I watched the entire first season of Aquarius on Thursday, June 16 in anticipation of the commercial free season two premiere event that aired on NBC that night. While I normally do not like to go through shows that fast, it proved to be a fitting way to consume this imperfect but very compelling crime drama.

The series in set in Los Angeles in the late 1960s. David Duchovny stars as Detective Sam Kodiak, who at the start of the series is tasked with finding Emma Karn (Emma Dumont), a teenager who joins the Manson Family. The series follows two plot lines that occasionally intersect; Kodiak and his cases (which usually are tied to larger ideas like race or gender) and the exploits of the Manson Family in the years leading up to the infamous Tate-La Bianca murders of August 1969. 


The goal of the show, I'm guessing, is to depict the cultural landscape that made it possible for someone like Charles Manson to wreak as much havoc as he did. If that the show's goal, it's only partly successful. While there is the multi-generational conflict that seemed to define the era by way of Brian Shafe (Grey Damon), the young undercover narcotics officer working with Kodiak, we only get to spend time with the police and the Family itself, so life outside of those two groups remains something of a mystery. 

Duchovny is a strong anchor for the series, and the rest of cast is good as well. Gethin Anthony is interesting (if probably not all that historically accurate) as Charles Manson. Dumont (who you probably remember from Bunheads) is fun to watch as her character becomes increasingly comfortable with the hippie lifestyle. Emma's mother (also Kodiak's ex) is played Michaela McManus, who'd probably be better if her character had a storyline, or a personality for that matter. Emma's father, Ken (BrĂ­an F. O'Bryne) gets the series' least interesting subplot (Charlie was the pimp of the hooker that Ken's friend murdered, helped them cover it up, and now he and Ken are lovers or something like that). Claire Holt also appears as a policewoman who is pretty forgettable in the first season, but her storyline's change in direction at the start of the new season looks promising. 

Be advised that Aquarius is historical fiction, emphasis on the fiction. It's not interested in getting every detail about Manson right. That's what books are for. Much of the fun comes from the audience knowing more than the characters do. In one scene, Susan Atkins (Ambyr Childers) is seen reading Rosemary's Baby, the film adaptation of which was directed by Roman Polanski, the husband of Sharon Tate. The first episode of season two begins with a flash-forward to the night of Tate's infamous murder but jumping ahead eighteen months in the narrative feels very unnecessary.

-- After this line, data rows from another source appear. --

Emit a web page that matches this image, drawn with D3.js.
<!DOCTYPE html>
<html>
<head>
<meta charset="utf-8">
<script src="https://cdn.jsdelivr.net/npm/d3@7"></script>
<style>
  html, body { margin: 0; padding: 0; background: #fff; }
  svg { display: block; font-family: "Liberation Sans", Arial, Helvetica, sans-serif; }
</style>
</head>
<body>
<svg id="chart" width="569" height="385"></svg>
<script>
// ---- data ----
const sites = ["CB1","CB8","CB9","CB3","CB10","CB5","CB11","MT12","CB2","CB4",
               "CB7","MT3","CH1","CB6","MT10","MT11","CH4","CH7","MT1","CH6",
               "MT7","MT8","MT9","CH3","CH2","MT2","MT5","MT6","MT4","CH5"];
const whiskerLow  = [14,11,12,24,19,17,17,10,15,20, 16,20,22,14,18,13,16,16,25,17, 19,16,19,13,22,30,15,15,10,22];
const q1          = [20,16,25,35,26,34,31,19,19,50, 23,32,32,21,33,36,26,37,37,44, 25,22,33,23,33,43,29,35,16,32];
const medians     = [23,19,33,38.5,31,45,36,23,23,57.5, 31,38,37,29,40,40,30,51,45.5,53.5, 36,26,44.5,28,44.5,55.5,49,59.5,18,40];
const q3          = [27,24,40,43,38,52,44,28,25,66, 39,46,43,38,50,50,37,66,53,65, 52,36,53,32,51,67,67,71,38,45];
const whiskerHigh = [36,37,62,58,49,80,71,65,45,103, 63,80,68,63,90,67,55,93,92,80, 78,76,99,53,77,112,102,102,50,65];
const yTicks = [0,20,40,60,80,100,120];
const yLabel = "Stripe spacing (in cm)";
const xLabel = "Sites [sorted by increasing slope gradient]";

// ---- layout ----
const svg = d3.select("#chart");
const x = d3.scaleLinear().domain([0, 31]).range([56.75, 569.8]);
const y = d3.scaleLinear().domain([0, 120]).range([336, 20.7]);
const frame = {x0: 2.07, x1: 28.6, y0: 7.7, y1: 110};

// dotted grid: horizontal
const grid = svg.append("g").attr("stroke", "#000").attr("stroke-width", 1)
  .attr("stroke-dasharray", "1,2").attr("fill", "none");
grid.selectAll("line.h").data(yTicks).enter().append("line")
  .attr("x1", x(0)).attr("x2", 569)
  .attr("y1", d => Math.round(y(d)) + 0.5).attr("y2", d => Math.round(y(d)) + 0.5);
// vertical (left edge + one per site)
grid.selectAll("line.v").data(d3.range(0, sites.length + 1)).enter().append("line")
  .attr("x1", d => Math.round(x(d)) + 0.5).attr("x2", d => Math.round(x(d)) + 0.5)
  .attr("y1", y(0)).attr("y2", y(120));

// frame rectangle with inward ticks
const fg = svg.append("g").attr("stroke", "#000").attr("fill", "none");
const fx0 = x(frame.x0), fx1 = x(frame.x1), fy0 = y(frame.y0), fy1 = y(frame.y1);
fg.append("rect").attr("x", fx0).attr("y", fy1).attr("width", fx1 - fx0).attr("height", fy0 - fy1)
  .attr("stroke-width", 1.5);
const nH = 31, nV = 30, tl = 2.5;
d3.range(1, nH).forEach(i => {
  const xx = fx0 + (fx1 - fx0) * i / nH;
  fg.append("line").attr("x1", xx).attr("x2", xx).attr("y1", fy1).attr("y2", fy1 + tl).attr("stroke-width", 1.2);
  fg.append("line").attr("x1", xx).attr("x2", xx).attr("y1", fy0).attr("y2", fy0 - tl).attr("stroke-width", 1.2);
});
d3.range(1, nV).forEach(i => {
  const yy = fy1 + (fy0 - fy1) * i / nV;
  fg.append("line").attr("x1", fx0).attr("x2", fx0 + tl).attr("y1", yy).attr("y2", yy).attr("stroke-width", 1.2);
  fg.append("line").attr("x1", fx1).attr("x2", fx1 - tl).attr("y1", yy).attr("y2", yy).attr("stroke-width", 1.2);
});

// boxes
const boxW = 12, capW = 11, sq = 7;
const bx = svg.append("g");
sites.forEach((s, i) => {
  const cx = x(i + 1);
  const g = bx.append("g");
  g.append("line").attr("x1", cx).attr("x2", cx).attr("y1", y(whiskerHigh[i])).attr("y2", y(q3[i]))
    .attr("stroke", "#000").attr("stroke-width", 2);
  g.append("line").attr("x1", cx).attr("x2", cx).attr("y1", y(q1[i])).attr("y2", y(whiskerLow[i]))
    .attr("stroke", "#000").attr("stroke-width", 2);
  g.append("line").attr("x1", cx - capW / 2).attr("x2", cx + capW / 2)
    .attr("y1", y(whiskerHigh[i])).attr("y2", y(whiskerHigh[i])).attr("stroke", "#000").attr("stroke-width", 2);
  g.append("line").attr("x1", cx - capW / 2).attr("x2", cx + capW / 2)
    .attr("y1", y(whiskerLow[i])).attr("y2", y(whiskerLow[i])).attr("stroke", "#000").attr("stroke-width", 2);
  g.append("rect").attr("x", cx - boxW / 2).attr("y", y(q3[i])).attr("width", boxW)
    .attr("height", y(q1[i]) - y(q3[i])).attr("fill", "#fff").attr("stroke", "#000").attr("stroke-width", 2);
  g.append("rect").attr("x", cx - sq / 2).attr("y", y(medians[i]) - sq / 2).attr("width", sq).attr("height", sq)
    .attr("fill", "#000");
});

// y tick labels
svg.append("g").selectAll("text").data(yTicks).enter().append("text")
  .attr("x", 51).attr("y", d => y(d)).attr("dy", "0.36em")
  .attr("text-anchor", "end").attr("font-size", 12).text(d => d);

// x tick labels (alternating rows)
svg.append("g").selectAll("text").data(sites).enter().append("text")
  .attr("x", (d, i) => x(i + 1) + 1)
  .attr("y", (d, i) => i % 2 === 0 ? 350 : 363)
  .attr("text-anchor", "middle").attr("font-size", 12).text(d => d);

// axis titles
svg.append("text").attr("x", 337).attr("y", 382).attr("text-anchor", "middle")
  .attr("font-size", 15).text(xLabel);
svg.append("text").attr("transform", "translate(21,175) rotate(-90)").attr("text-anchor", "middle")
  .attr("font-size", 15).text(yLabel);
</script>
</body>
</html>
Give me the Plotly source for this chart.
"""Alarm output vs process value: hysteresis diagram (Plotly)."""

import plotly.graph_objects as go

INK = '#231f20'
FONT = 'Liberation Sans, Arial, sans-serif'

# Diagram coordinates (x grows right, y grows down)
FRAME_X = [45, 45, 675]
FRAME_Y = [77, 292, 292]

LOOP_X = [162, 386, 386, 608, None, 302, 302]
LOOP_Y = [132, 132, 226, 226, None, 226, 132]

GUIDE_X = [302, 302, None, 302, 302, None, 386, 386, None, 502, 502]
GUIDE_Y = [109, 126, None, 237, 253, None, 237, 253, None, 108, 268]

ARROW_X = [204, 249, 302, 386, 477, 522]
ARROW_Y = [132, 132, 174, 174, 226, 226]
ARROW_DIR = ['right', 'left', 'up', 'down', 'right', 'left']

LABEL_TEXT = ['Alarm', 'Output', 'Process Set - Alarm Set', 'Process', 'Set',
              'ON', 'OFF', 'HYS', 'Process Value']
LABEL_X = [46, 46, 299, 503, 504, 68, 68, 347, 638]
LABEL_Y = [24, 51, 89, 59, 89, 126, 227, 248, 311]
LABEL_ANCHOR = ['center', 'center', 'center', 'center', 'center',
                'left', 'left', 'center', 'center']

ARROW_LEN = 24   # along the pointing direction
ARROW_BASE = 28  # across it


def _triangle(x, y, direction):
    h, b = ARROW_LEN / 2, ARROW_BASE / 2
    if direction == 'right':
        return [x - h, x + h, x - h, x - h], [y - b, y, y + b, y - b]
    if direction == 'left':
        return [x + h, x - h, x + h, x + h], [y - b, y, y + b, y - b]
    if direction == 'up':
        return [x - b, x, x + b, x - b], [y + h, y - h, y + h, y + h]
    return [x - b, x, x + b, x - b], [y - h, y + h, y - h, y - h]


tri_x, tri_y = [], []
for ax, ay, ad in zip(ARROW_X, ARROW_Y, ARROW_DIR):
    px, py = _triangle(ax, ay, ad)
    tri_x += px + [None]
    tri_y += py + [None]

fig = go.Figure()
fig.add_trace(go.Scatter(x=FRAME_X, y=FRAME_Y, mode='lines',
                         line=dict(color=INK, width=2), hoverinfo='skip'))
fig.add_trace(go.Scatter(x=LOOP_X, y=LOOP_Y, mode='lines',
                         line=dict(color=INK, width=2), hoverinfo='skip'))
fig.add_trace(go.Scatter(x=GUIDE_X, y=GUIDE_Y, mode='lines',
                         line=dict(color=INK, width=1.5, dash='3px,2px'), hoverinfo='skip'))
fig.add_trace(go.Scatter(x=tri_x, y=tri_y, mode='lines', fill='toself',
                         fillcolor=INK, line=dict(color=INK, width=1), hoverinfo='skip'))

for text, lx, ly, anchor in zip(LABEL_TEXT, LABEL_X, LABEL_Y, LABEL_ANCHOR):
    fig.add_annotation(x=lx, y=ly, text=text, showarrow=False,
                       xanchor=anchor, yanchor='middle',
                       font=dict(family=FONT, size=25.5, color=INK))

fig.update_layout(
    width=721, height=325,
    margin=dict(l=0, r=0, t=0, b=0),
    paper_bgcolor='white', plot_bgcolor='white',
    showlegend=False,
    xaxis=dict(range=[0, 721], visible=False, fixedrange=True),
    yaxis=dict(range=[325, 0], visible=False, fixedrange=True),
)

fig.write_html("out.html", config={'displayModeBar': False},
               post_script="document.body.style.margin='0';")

Anyone watching already knows what's to come.

Aquarius is just one of several projects that have been made about the murders in the past couple of years. There was February's Lifetime movie Manson's Lost Girls, which starred MacKenzie Mauzy as Linda Kasabian, the Family member who later was a key witness for the prosecution in the Family's trial. It was a sleek, stylish movie, but the movie was too narrowly focused on Kasabian to really get a complete picture of the events. And then there was the 12 episode arc on the Manson Family from Karina Longworth's excellent podcast You Must Remember This, which tells the story with a Hollywood angle. That was truly a gripping, edge-of-you-seat listen.

The second season of Aquarius airs Thursdays on NBC.